[START Listed entries]
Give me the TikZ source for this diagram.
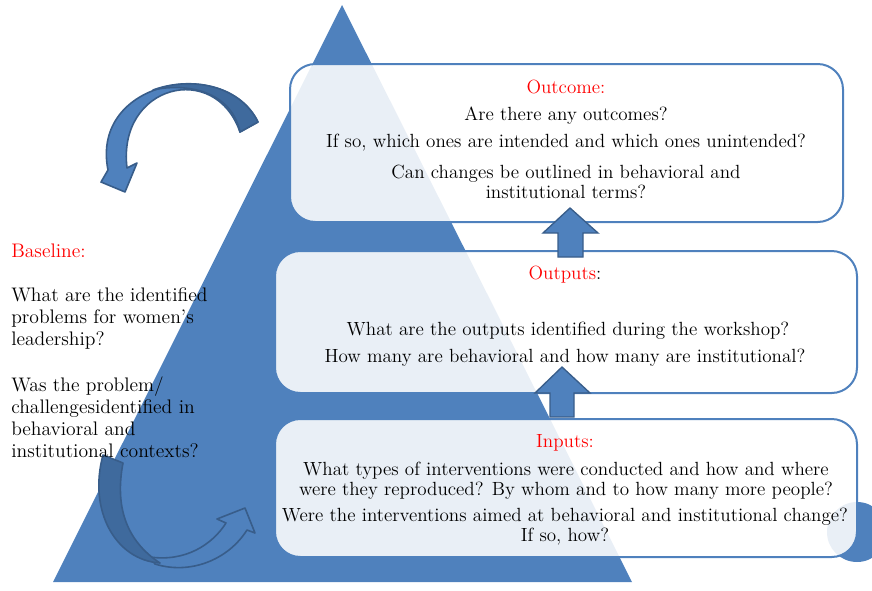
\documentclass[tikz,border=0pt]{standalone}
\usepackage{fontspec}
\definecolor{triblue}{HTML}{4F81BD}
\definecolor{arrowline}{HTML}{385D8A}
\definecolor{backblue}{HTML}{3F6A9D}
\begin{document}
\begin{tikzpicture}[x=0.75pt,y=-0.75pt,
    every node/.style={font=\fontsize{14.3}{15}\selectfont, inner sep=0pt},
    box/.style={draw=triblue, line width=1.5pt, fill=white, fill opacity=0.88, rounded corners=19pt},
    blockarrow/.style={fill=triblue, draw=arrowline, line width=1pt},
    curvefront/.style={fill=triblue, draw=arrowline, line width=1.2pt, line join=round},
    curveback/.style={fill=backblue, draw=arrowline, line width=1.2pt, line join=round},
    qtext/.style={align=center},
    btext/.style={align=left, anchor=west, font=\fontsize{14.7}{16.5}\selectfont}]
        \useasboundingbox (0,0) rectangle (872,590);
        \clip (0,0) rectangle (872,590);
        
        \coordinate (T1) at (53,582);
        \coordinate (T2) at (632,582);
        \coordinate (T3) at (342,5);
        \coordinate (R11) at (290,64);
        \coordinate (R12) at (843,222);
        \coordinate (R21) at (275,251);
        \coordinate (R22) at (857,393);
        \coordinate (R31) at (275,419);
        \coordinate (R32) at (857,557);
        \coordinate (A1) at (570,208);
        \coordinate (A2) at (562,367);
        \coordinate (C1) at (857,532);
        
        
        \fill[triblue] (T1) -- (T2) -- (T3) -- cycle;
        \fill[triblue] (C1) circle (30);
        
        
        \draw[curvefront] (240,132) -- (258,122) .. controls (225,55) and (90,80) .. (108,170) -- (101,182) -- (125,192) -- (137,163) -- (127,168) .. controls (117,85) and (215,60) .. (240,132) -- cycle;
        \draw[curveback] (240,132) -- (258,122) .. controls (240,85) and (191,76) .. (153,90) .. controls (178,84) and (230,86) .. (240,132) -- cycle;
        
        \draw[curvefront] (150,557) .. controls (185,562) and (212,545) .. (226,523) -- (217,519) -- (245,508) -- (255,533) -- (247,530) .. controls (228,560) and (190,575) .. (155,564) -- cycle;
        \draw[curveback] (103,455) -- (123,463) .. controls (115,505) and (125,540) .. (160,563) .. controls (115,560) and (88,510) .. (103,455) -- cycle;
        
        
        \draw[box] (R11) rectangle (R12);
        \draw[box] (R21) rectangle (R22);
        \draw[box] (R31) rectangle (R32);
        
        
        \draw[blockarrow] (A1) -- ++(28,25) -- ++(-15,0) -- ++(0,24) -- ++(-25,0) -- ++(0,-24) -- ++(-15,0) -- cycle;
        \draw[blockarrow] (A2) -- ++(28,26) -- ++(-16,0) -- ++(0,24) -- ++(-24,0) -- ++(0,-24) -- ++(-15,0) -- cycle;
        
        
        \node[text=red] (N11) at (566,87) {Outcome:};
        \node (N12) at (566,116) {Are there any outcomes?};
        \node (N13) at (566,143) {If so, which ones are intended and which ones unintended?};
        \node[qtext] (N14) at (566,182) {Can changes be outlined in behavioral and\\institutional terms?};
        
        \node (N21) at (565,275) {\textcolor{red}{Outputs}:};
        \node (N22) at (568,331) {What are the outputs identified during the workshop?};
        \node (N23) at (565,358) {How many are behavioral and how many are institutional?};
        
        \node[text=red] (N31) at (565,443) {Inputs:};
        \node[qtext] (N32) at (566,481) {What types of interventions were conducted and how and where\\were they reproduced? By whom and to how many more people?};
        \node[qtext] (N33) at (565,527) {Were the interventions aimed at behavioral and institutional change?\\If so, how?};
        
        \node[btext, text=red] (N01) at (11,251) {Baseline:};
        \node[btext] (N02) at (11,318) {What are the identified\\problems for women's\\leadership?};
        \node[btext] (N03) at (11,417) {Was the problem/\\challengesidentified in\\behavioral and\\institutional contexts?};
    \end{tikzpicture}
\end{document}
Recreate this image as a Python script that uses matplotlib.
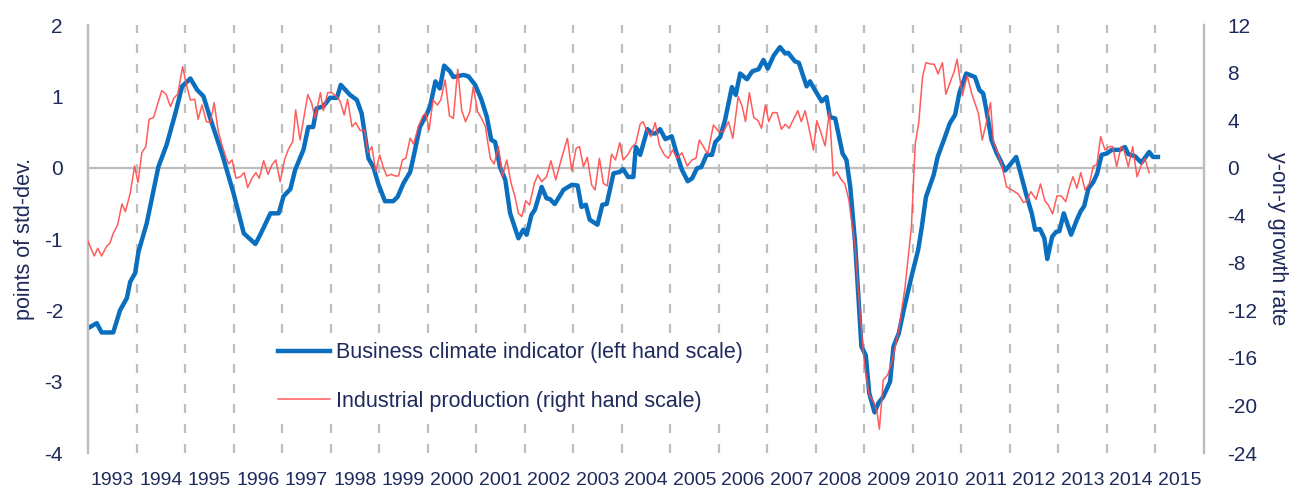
[END Listed entries]
▶ _What to produce_
Repeat exactly and only the lines from the start of the data above through the line that holds "(230,86) .. (240,132) -- cycle;", inclusive. Pictures do not belong in the copy.

▶ _Result of this exercise_
Give me the TikZ source for this diagram.
\documentclass[tikz,border=0pt]{standalone}
\usepackage{fontspec}
\definecolor{triblue}{HTML}{4F81BD}
\definecolor{arrowline}{HTML}{385D8A}
\definecolor{backblue}{HTML}{3F6A9D}
\begin{document}
\begin{tikzpicture}[x=0.75pt,y=-0.75pt,
    every node/.style={font=\fontsize{14.3}{15}\selectfont, inner sep=0pt},
    box/.style={draw=triblue, line width=1.5pt, fill=white, fill opacity=0.88, rounded corners=19pt},
    blockarrow/.style={fill=triblue, draw=arrowline, line width=1pt},
    curvefront/.style={fill=triblue, draw=arrowline, line width=1.2pt, line join=round},
    curveback/.style={fill=backblue, draw=arrowline, line width=1.2pt, line join=round},
    qtext/.style={align=center},
    btext/.style={align=left, anchor=west, font=\fontsize{14.7}{16.5}\selectfont}]
        \useasboundingbox (0,0) rectangle (872,590);
        \clip (0,0) rectangle (872,590);
        
        \coordinate (T1) at (53,582);
        \coordinate (T2) at (632,582);
        \coordinate (T3) at (342,5);
        \coordinate (R11) at (290,64);
        \coordinate (R12) at (843,222);
        \coordinate (R21) at (275,251);
        \coordinate (R22) at (857,393);
        \coordinate (R31) at (275,419);
        \coordinate (R32) at (857,557);
        \coordinate (A1) at (570,208);
        \coordinate (A2) at (562,367);
        \coordinate (C1) at (857,532);
        
        
        \fill[triblue] (T1) -- (T2) -- (T3) -- cycle;
        \fill[triblue] (C1) circle (30);
        
        
        \draw[curvefront] (240,132) -- (258,122) .. controls (225,55) and (90,80) .. (108,170) -- (101,182) -- (125,192) -- (137,163) -- (127,168) .. controls (117,85) and (215,60) .. (240,132) -- cycle;
        \draw[curveback] (240,132) -- (258,122) .. controls (240,85) and (191,76) .. (153,90) .. controls (178,84) and (230,86) .. (240,132) -- cycle;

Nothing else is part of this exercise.